● **Goal**: Any pictures in the records below must be left out when you repeat the lines from the line containing "Write the matplotlib code for this chart." through the line containing "ax.patch.set_alpha(0)" exactly.
((
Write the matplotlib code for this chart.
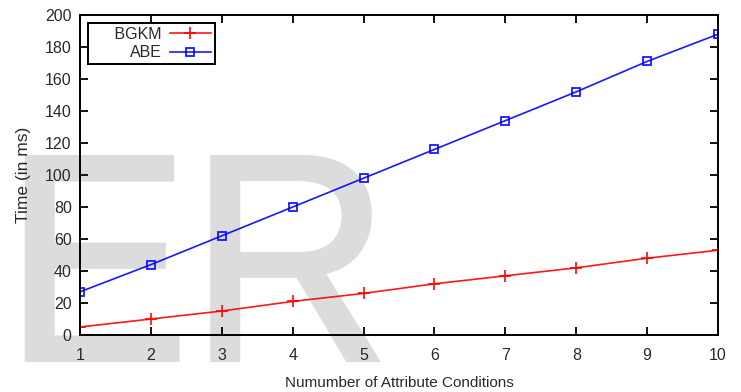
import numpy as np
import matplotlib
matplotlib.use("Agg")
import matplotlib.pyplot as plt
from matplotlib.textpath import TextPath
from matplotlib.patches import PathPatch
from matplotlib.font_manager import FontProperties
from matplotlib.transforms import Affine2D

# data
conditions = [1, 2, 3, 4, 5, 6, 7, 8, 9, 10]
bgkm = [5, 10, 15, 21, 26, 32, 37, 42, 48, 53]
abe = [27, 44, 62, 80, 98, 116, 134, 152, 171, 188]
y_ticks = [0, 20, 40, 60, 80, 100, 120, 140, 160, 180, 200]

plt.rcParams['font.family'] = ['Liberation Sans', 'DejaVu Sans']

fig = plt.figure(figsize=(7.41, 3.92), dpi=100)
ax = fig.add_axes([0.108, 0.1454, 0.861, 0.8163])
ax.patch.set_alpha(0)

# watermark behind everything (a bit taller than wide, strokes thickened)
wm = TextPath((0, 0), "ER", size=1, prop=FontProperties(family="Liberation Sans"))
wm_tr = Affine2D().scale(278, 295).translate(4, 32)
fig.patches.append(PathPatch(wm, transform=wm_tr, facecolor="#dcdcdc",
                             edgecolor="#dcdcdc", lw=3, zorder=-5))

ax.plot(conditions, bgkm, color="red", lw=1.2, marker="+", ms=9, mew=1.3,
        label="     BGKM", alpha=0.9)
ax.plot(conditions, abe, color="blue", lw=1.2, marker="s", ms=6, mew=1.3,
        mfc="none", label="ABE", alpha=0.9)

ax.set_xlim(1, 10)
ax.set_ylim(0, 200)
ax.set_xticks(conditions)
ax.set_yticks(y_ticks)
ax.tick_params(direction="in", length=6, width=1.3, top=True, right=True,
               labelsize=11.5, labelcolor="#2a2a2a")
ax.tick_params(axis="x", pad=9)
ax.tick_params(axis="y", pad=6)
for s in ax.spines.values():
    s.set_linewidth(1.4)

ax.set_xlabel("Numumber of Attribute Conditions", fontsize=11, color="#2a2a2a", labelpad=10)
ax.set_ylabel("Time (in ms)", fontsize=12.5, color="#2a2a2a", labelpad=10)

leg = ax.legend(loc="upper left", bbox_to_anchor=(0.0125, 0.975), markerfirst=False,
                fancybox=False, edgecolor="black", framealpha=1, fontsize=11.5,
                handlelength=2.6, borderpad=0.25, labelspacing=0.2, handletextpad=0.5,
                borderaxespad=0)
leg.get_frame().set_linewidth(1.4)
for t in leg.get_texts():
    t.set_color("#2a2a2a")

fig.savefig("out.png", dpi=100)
))
((
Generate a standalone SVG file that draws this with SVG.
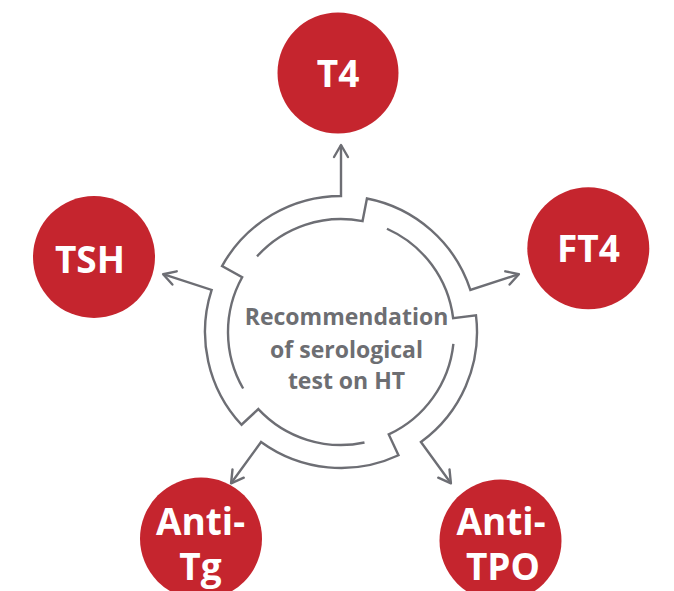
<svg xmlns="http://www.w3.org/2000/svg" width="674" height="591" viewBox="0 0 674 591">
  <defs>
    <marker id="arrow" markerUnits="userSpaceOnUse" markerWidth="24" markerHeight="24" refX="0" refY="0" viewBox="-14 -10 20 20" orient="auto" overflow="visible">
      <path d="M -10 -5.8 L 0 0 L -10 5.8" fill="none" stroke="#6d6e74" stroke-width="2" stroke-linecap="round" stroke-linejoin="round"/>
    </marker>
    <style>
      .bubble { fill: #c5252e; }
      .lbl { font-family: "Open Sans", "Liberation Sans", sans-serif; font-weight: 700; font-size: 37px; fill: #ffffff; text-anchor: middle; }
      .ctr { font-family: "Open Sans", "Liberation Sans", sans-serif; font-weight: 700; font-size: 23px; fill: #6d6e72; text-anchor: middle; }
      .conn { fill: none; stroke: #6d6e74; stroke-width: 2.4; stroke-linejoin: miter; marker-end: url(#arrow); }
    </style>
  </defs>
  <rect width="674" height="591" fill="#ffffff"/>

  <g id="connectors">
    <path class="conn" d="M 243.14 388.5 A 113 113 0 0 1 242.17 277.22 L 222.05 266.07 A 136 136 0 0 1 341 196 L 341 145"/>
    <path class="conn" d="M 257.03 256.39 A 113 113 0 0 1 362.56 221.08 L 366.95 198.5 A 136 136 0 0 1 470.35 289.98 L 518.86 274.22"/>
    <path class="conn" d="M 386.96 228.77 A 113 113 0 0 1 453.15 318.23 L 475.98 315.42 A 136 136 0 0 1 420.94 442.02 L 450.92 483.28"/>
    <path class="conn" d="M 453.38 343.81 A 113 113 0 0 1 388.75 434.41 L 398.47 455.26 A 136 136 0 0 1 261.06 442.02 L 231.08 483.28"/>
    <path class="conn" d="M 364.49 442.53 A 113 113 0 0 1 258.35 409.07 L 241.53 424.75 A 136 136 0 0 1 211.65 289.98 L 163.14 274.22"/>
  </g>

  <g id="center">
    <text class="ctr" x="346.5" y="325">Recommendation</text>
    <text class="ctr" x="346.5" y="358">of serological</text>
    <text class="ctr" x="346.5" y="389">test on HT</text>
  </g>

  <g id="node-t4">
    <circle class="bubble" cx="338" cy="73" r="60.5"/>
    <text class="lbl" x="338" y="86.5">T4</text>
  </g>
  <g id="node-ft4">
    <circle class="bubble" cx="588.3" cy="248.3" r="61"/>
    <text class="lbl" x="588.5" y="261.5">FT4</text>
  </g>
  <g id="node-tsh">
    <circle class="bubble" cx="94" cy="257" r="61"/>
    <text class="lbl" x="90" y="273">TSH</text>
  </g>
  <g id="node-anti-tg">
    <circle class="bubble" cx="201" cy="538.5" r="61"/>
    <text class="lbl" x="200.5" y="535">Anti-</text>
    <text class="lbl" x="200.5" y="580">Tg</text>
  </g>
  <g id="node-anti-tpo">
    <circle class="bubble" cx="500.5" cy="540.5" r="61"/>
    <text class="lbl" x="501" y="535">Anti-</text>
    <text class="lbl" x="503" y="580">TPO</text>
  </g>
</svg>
))
● **Answer to the exercise**:
Write the matplotlib code for this chart.
import numpy as np
import matplotlib
matplotlib.use("Agg")
import matplotlib.pyplot as plt
from matplotlib.textpath import TextPath
from matplotlib.patches import PathPatch
from matplotlib.font_manager import FontProperties
from matplotlib.transforms import Affine2D

# data
conditions = [1, 2, 3, 4, 5, 6, 7, 8, 9, 10]
bgkm = [5, 10, 15, 21, 26, 32, 37, 42, 48, 53]
abe = [27, 44, 62, 80, 98, 116, 134, 152, 171, 188]
y_ticks = [0, 20, 40, 60, 80, 100, 120, 140, 160, 180, 200]

plt.rcParams['font.family'] = ['Liberation Sans', 'DejaVu Sans']

fig = plt.figure(figsize=(7.41, 3.92), dpi=100)
ax = fig.add_axes([0.108, 0.1454, 0.861, 0.8163])
ax.patch.set_alpha(0)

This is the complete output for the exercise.